The PEP might also be highly risky if:

  • his personal wealth or lifestyle is inconsistent with his known legitimate sources of income or wealth;
  • his country has laws that do not generally permit the holding of a foreign bank account, because then it is important for the firm to satisfy itself that he has permission to do so;
  • there are credible allegations of financial misconduct, including bribery;
  • he is responsible for, or able to influence, large public procurement exercises;
  • he is responsible for, or able to influence, the allocation of scarce government licenses such as mineral extraction concessions or permission for significant construction projects.

Risky relatives and chancy cronies

By a similar token, the FCA says that the following characteristics might suggest that a family member or close associate of a PEP poses a higher risk.

  • Wealth derived from the granting of government licences.
  • Wealth derived from preferential access to the privatisation of former state assets.
  • Wealth derived from commerce in industry sectors associated with high barriers to entry or a lack of competition, particularly where these barriers stem from law, regulation or other government policy.
  • Wealth or lifestyle inconsistent with known legitimate sources of income or wealth.
  • Credible allegations of financial misconduct, including bribes.
  • Appointment to a public office that appears inconsistent with personal merit.

Lower risk situations

In the FCA’s view, in lower risk situations a firm may do the following:

  • skip enquiries about the PEP's family or known close associates, except to see whether there are any;
  • take less intrusive and less exhaustive steps to establish his (or his relative's or associate's) sources of wealth and funds;
  • let oversight and approval of the relationship take place at a level less senior than the board of directors - the MLRO might do;
  • subject a business relationship with a PEP or a PEP’s family and close associates to less frequent formal review.

Higher risk situations

In the FCA’s view, in higher risk situations a firm may take the following measures:

  • take more intrusive and exhaustive steps to establish the sources of wealth and funds;
  • use a more senior level of management to oversee and approve the relationship;
  • subject a business relationship to more frequent and thorough formal reviews.

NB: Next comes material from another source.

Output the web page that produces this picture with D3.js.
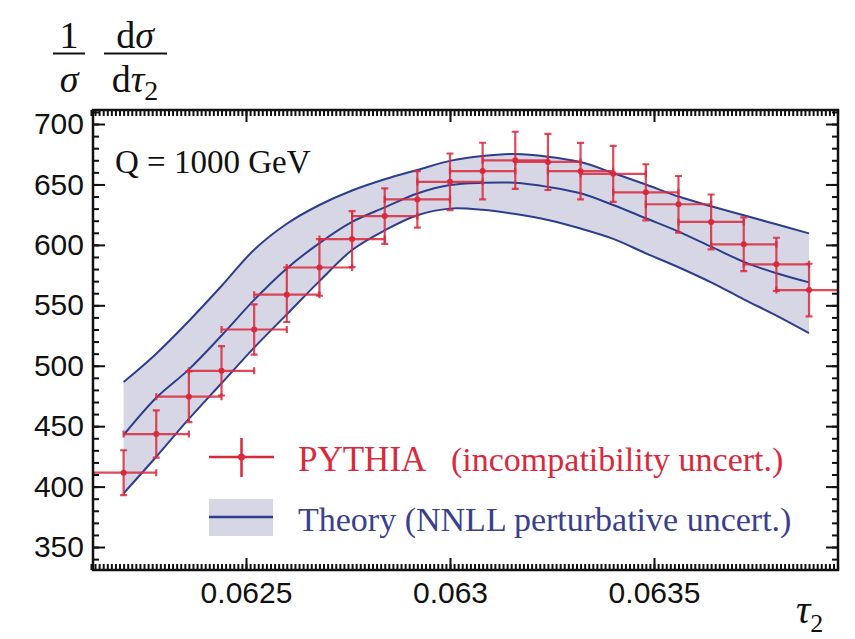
<!DOCTYPE html>
<html>
<head>
<meta charset="utf-8">
<script src="https://d3js.org/d3.v7.min.js"></script>
<style>
  body { margin: 0; background: #fff; }
  .tick text { font-family: "Liberation Sans", Arial, sans-serif; font-size: 30px; fill: #111; }
  .serif { font-family: "Liberation Serif", "Times New Roman", serif; }
</style>
</head>
<body>
<svg width="855" height="639"></svg>
<script>
// PYTHIA points (bin centres in tau2, value, vertical error)
const tau = d3.range(22).map(i => 0.0622 + i * 0.00008)
const halfBin = 0.00008
const pythia = [411.5, 443.5, 474.4, 495.8, 530, 558.8, 581.3, 604.8, 623.8, 637.6, 652.2,
                661.1, 670, 668.6, 661, 658.8, 643.5, 633.6, 619, 600.5, 583.9, 562.6]
const pythiaErr = [18.6, 19.6, 21, 20.4, 20.8, 22.6, 23.4, 23.2, 23, 23.4, 23.4,
                   23.4, 23.6, 23.2, 23.4, 23.2, 23.2, 23.4, 22.7, 22.2, 22, 21.8]
// theory band (NNLL), sampled at the same tau2 values
const theoryUpper = [486.5, 510, 537, 566, 596, 617.5, 633, 645, 654.3, 662, 669.5,
                     673.5, 675.2, 673, 668.5, 659.5, 650, 640, 632, 624.5, 617, 609.5]
const theoryCentral = [442.7, 473.5, 497, 525, 554.5, 580.5, 601.5, 619, 631, 642.5, 649.5,
                       651.4, 651.4, 648, 642.7, 633, 622, 611, 598.5, 586, 576.5, 569]
const theoryLower = [394.4, 424.7, 456, 485.5, 515, 542.5, 570, 595.7, 612, 624.5, 630,
                     629, 625.5, 620.6, 613.5, 605, 593, 581.5, 569, 555, 541.5, 527]

const xTicks = [0.0625, 0.063, 0.0635]
const xTickLabels = ["0.0625", "0.063", "0.0635"]
const xMinor = d3.range(6212, 6396).map(d => d / 100000)
const yTicks = [350, 400, 450, 500, 550, 600, 650, 700]
const yMinor = d3.range(340, 711, 10)

const red = "#d9293d"
const blue = "#2e3d8c"

const svg = d3.select("svg")
const m = {left: 93, right: 838, top: 110, bottom: 570}

const x = d3.scaleLinear().domain([0.062125, 0.063951]).range([m.left, m.right])
const y = d3.scaleLinear().domain([331, 711.6]).range([m.bottom, m.top])

svg.append("defs").append("clipPath").attr("id", "clip")
  .append("rect").attr("x", m.left).attr("y", m.top)
  .attr("width", m.right - m.left).attr("height", m.bottom - m.top)

const rows = tau.map((t, i) => ({
  t: t, v: pythia[i], e: pythiaErr[i],
  hi: theoryUpper[i], mid: theoryCentral[i], lo: theoryLower[i]
}))

const curve = d3.curveCatmullRom.alpha(0.5)

// theory band
const g = svg.append("g").attr("clip-path", "url(#clip)")
g.append("path")
  .datum(rows)
  .attr("fill", "#d6d6e5")
  .attr("d", d3.area().x(d => x(d.t)).y0(d => y(d.lo)).y1(d => y(d.hi)).curve(curve))
;["hi", "mid", "lo"].forEach(k => {
  g.append("path")
    .datum(rows)
    .attr("fill", "none")
    .attr("stroke", blue)
    .attr("stroke-width", 2)
    .attr("d", d3.line().x(d => x(d.t)).y(d => y(d[k])).curve(curve))
})

// PYTHIA error bars
const cap = 3.5
const pts = g.append("g")
  .attr("stroke", red).attr("stroke-width", 2.2).attr("stroke-opacity", 0.85)
  .selectAll("g").data(rows).join("g")
pts.append("line")
  .attr("x1", d => x(d.t - halfBin)).attr("x2", d => x(d.t + halfBin))
  .attr("y1", d => y(d.v)).attr("y2", d => y(d.v))
pts.append("line")
  .attr("x1", d => x(d.t)).attr("x2", d => x(d.t))
  .attr("y1", d => y(d.v - d.e)).attr("y2", d => y(d.v + d.e))
pts.append("path")
  .attr("fill", "none")
  .attr("d", d => {
    const cx = x(d.t), cy = y(d.v)
    const xl = x(d.t - halfBin), xr = x(d.t + halfBin)
    const yt = y(d.v + d.e), yb = y(d.v - d.e)
    return `M${cx - cap},${yt}H${cx + cap}M${cx - cap},${yb}H${cx + cap}` +
           `M${xl},${cy - cap}V${cy + cap}M${xr},${cy - cap}V${cy + cap}`
  })
pts.append("circle")
  .attr("cx", d => x(d.t)).attr("cy", d => y(d.v)).attr("r", 3)
  .attr("fill", red).attr("stroke", "none")

// axes: ticks on all four sides, pointing inwards
function addAxis(axis, transform, labels) {
  const a = svg.append("g").attr("transform", transform).call(axis)
  a.select(".domain").remove()
  a.selectAll(".tick line").attr("stroke", "#111").attr("stroke-width", 2)
  if (!labels) a.selectAll(".tick text").remove()
  return a
}
addAxis(d3.axisBottom(x).tickValues(xMinor).tickSize(-6).tickFormat(""), `translate(0,${m.bottom})`, false)
addAxis(d3.axisTop(x).tickValues(xMinor).tickSize(-6).tickFormat(""), `translate(0,${m.top})`, false)
addAxis(d3.axisLeft(y).tickValues(yMinor).tickSize(-6).tickFormat(""), `translate(${m.left},0)`, false)
addAxis(d3.axisRight(y).tickValues(yMinor).tickSize(-6).tickFormat(""), `translate(${m.right},0)`, false)
addAxis(d3.axisBottom(x).tickValues(xTicks).tickSize(-12).tickPadding(12)
  .tickFormat((d, i) => xTickLabels[i]), `translate(0,${m.bottom})`, true)
addAxis(d3.axisTop(x).tickValues(xTicks).tickSize(-12), `translate(0,${m.top})`, false)
addAxis(d3.axisLeft(y).tickValues(yTicks).tickSize(-12).tickPadding(9), `translate(${m.left},0)`, true)
addAxis(d3.axisRight(y).tickValues(yTicks).tickSize(-12), `translate(${m.right},0)`, false)

svg.append("rect")
  .attr("x", m.left).attr("y", m.top).attr("width", m.right - m.left).attr("height", m.bottom - m.top)
  .attr("fill", "none").attr("stroke", "#111").attr("stroke-width", 2.5)

// Q label
svg.append("text").attr("class", "serif")
  .attr("x", 115).attr("y", 173).attr("font-size", 33).attr("fill", "#111")
  .text("Q = 1000 GeV")

// legend
const lg = svg.append("g").attr("class", "serif").attr("font-size", 34)
lg.append("line").attr("x1", 209).attr("x2", 274).attr("y1", 457).attr("y2", 457)
  .attr("stroke", red).attr("stroke-width", 2.5)
lg.append("line").attr("x1", 241.5).attr("x2", 241.5).attr("y1", 438).attr("y2", 477)
  .attr("stroke", red).attr("stroke-width", 2.5)
lg.append("circle").attr("cx", 241.5).attr("cy", 457).attr("r", 3.5).attr("fill", red)
lg.append("rect").attr("x", 209).attr("y", 499).attr("width", 64).attr("height", 37)
  .attr("fill", "#d6d6e5")
lg.append("line").attr("x1", 209).attr("x2", 273).attr("y1", 517).attr("y2", 517)
  .attr("stroke", blue).attr("stroke-width", 2.5)
const t1 = lg.append("text").attr("y", 471).attr("fill", red)
t1.append("tspan").attr("x", 298).attr("font-size", 35).text("PYTHIA")
t1.append("tspan").attr("x", 451).text("(incompatibility uncert.)")
lg.append("text").attr("x", 298).attr("y", 531).attr("fill", "#3a3f90")
  .text("Theory (NNLL perturbative uncert.)")

// y title: 1/sigma dsigma/dtau2
const yt = svg.append("g").attr("class", "serif").attr("font-size", 38).attr("fill", "#111")
  .attr("text-anchor", "middle")
yt.append("text").attr("x", 69).attr("y", 48).text("1")
yt.append("line").attr("x1", 53).attr("x2", 85).attr("y1", 53.5).attr("y2", 53.5)
  .attr("stroke", "#111").attr("stroke-width", 2)
yt.append("text").attr("x", 69).attr("y", 92).attr("font-style", "italic").text("σ")
const num = yt.append("text").attr("x", 135).attr("y", 48)
num.append("tspan").text("d")
num.append("tspan").attr("font-style", "italic").text("σ")
yt.append("line").attr("x1", 104).attr("x2", 167).attr("y1", 53.5).attr("y2", 53.5)
  .attr("stroke", "#111").attr("stroke-width", 2)
const den = yt.append("text").attr("x", 135).attr("y", 92)
den.append("tspan").text("d")
den.append("tspan").attr("font-style", "italic").text("τ")
den.append("tspan").attr("font-size", 28).attr("dy", 8).text("2")

// x title
const xt = svg.append("text").attr("class", "serif").attr("x", 796).attr("y", 623)
  .attr("fill", "#111").attr("font-size", 40)
xt.append("tspan").attr("font-style", "italic").text("τ")
xt.append("tspan").attr("font-size", 26).attr("dy", 9).text("2")
</script>
</body>
</html>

Beneficial owners of legal entities who are PEPs

If a PEP is a beneficial owner of a corporate customer-firm, the bank in question should know it. The FCA is, however, at pains to say that a legal entity need not be treated as a PEP just because a PEP might be a beneficial owner.

Once the financial firm is satisfied that a PEP is a beneficial owner, it should assess the risks. CDD will do if the PEP is just a prestigious figurehead for an organisation; EDD might be more appropriate if he has significant control or the ability to use his own funds in relation to it.